++++ Dataset extract

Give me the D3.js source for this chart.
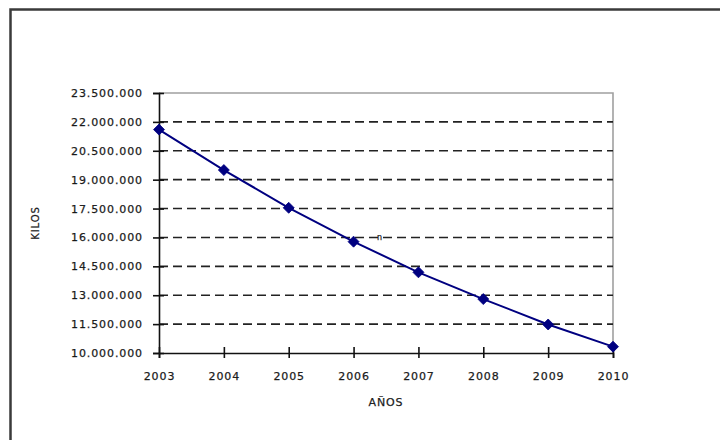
<!DOCTYPE html>
<html><head><meta charset="utf-8">
<script src="https://cdn.jsdelivr.net/npm/d3@7"></script>
<style>
html,body{margin:0;padding:0;background:#fff;}
svg{display:block;}
text{font-family:"DejaVu Sans",Verdana,sans-serif;fill:#111;stroke:#333;stroke-width:0.25px;}
</style></head>
<body>
<svg id="chart" width="720" height="440"></svg>
<script>
const years = [2003, 2004, 2005, 2006, 2007, 2008, 2009, 2010];
const kilos = [21600000, 19500000, 17540000, 15780000, 14190000, 12800000, 11480000, 10330000];
const yTicks = [10000000, 11500000, 13000000, 14500000, 16000000, 17500000, 19000000, 20500000, 22000000, 23500000];
const xTitle = "AÑOS";
const yTitle = "KILOS";

const W = 720, H = 440;
const m = {left: 159, right: 107, top: 93, bottom: 87};
const svg = d3.select("#chart");

// outer frame
svg.append("rect").attr("x", 10.5).attr("y", 9.5).attr("width", 800).attr("height", 600)
  .attr("fill", "none").attr("stroke", "#3a3a3a").attr("stroke-width", 2.5);

const x = d3.scaleLinear().domain([d3.min(years), d3.max(years)]).range([m.left, W - m.right]);
const y = d3.scaleLinear().domain([d3.min(yTicks), d3.max(yTicks)]).range([H - m.bottom, m.top]);

const es = d3.formatLocale({decimal: ",", thousands: ".", grouping: [3], currency: ["", "€"]});
const fmt = es.format(",d");

// plot frame top/right (gray)
svg.append("path")
  .attr("d", `M${x.range()[0]},${y.range()[1]}H${x.range()[1]}V${y.range()[0]}`)
  .attr("fill", "none").attr("stroke", "#a0a0a0").attr("stroke-width", 1.6);

// gridlines
svg.append("g").selectAll("line").data(yTicks.filter(v => v > d3.min(yTicks) && v < d3.max(yTicks)))
  .join("line")
  .attr("x1", x.range()[0]).attr("x2", x.range()[1])
  .attr("y1", d => y(d)).attr("y2", d => y(d))
  .attr("stroke", "#222").attr("stroke-width", 1.6).attr("stroke-dasharray", "9,5");

// y axis
const gy = svg.append("g").attr("transform", `translate(${x.range()[0]},0)`)
  .call(d3.axisLeft(y).tickValues(yTicks).tickFormat(fmt).tickSize(6).tickPadding(10));
gy.select(".domain").attr("stroke", "#111").attr("stroke-width", 1.6);
gy.selectAll(".tick line").attr("x2", 5).attr("x1", -6).attr("stroke", "#111").attr("stroke-width", 1.6);
gy.selectAll(".tick text").attr("font-size", 11).attr("letter-spacing", "0.9px")
  .attr("font-family", "DejaVu Sans").attr("fill", "#111");

// x axis
const gx = svg.append("g").attr("transform", `translate(0,${y.range()[0]})`)
  .call(d3.axisBottom(x).tickValues(years).tickFormat(d3.format("d")).tickSize(5).tickPadding(14));
gx.select(".domain").attr("stroke", "#111").attr("stroke-width", 1.6);
gx.selectAll(".tick line").attr("y1", -6).attr("y2", 5).attr("stroke", "#111").attr("stroke-width", 1.6);
gx.selectAll(".tick text").attr("font-size", 11).attr("letter-spacing", "0.9px")
  .attr("font-family", "DejaVu Sans").attr("fill", "#111");

// line
const data = years.map((yr, i) => ({yr, v: kilos[i]}));
svg.append("path").datum(data)
  .attr("d", d3.line().x(d => x(d.yr)).y(d => y(d.v)))
  .attr("fill", "none").attr("stroke", "#000080").attr("stroke-width", 2);

// diamond markers
svg.append("g").selectAll("path").data(data).join("path")
  .attr("transform", d => `translate(${x(d.yr)},${y(d.v)})`)
  .attr("d", "M0,-5.5L5.5,0L0,5.5L-5.5,0Z")
  .attr("fill", "#000080").attr("stroke", "#000080").attr("stroke-width", 0.8);

// stray glyph on 16M gridline
svg.append("text").attr("x", x(2006.4)).attr("y", y(16000000) + 3)
  .attr("text-anchor", "middle").attr("font-size", 8).attr("fill", "#555").attr("stroke", "none").text("n");

// axis titles
svg.append("text").attr("x", (x.range()[0] + x.range()[1]) / 2).attr("y", 406)
  .attr("text-anchor", "middle").attr("font-size", 11).attr("letter-spacing", "0.9px").text(xTitle);
svg.append("text").attr("transform", `translate(39,${(y.range()[0] + y.range()[1]) / 2}) rotate(-90)`)
  .attr("text-anchor", "middle").attr("font-size", 10).attr("letter-spacing", "0.9px").text(yTitle);
</script>
</body></html>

++++++++

Written request -
Leave out the pictures and restate everything else word for word.

Result of this exercise -
Give me the D3.js source for this chart.
<!DOCTYPE html>
<html><head><meta charset="utf-8">
<script src="https://cdn.jsdelivr.net/npm/d3@7"></script>
<style>
html,body{margin:0;padding:0;background:#fff;}
svg{display:block;}
text{font-family:"DejaVu Sans",Verdana,sans-serif;fill:#111;stroke:#333;stroke-width:0.25px;}
</style></head>
<body>
<svg id="chart" width="720" height="440"></svg>
<script>
const years = [2003, 2004, 2005, 2006, 2007, 2008, 2009, 2010];
const kilos = [21600000, 19500000, 17540000, 15780000, 14190000, 12800000, 11480000, 10330000];
const yTicks = [10000000, 11500000, 13000000, 14500000, 16000000, 17500000, 19000000, 20500000, 22000000, 23500000];
const xTitle = "AÑOS";
const yTitle = "KILOS";

const W = 720, H = 440;
const m = {left: 159, right: 107, top: 93, bottom: 87};
const svg = d3.select("#chart");

// outer frame
svg.append("rect").attr("x", 10.5).attr("y", 9.5).attr("width", 800).attr("height", 600)
  .attr("fill", "none").attr("stroke", "#3a3a3a").attr("stroke-width", 2.5);

const x = d3.scaleLinear().domain([d3.min(years), d3.max(years)]).range([m.left, W - m.right]);
const y = d3.scaleLinear().domain([d3.min(yTicks), d3.max(yTicks)]).range([H - m.bottom, m.top]);

const es = d3.formatLocale({decimal: ",", thousands: ".", grouping: [3], currency: ["", "€"]});
const fmt = es.format(",d");

// plot frame top/right (gray)
svg.append("path")
  .attr("d", `M${x.range()[0]},${y.range()[1]}H${x.range()[1]}V${y.range()[0]}`)
  .attr("fill", "none").attr("stroke", "#a0a0a0").attr("stroke-width", 1.6);

// gridlines
svg.append("g").selectAll("line").data(yTicks.filter(v => v > d3.min(yTicks) && v < d3.max(yTicks)))
  .join("line")
  .attr("x1", x.range()[0]).attr("x2", x.range()[1])
  .attr("y1", d => y(d)).attr("y2", d => y(d))
  .attr("stroke", "#222").attr("stroke-width", 1.6).attr("stroke-dasharray", "9,5");

// y axis
const gy = svg.append("g").attr("transform", `translate(${x.range()[0]},0)`)
  .call(d3.axisLeft(y).tickValues(yTicks).tickFormat(fmt).tickSize(6).tickPadding(10));
gy.select(".domain").attr("stroke", "#111").attr("stroke-width", 1.6);
gy.selectAll(".tick line").attr("x2", 5).attr("x1", -6).attr("stroke", "#111").attr("stroke-width", 1.6);
gy.selectAll(".tick text").attr("font-size", 11).attr("letter-spacing", "0.9px")
  .attr("font-family", "DejaVu Sans").attr("fill", "#111");

// x axis
const gx = svg.append("g").attr("transform", `translate(0,${y.range()[0]})`)
  .call(d3.axisBottom(x).tickValues(years).tickFormat(d3.format("d")).tickSize(5).tickPadding(14));
gx.select(".domain").attr("stroke", "#111").attr("stroke-width", 1.6);
gx.selectAll(".tick line").attr("y1", -6).attr("y2", 5).attr("stroke", "#111").attr("stroke-width", 1.6);
gx.selectAll(".tick text").attr("font-size", 11).attr("letter-spacing", "0.9px")
  .attr("font-family", "DejaVu Sans").attr("fill", "#111");

// line
const data = years.map((yr, i) => ({yr, v: kilos[i]}));
svg.append("path").datum(data)
  .attr("d", d3.line().x(d => x(d.yr)).y(d => y(d.v)))
  .attr("fill", "none").attr("stroke", "#000080").attr("stroke-width", 2);

// diamond markers
svg.append("g").selectAll("path").data(data).join("path")
  .attr("transform", d => `translate(${x(d.yr)},${y(d.v)})`)
  .attr("d", "M0,-5.5L5.5,0L0,5.5L-5.5,0Z")
  .attr("fill", "#000080").attr("stroke", "#000080").attr("stroke-width", 0.8);

// stray glyph on 16M gridline
svg.append("text").attr("x", x(2006.4)).attr("y", y(16000000) + 3)
  .attr("text-anchor", "middle").attr("font-size", 8).attr("fill", "#555").attr("stroke", "none").text("n");

// axis titles
svg.append("text").attr("x", (x.range()[0] + x.range()[1]) / 2).attr("y", 406)
  .attr("text-anchor", "middle").attr("font-size", 11).attr("letter-spacing", "0.9px").text(xTitle);
svg.append("text").attr("transform", `translate(39,${(y.range()[0] + y.range()[1]) / 2}) rotate(-90)`)
  .attr("text-anchor", "middle").attr("font-size", 10).attr("letter-spacing", "0.9px").text(yTitle);
</script>
</body></html>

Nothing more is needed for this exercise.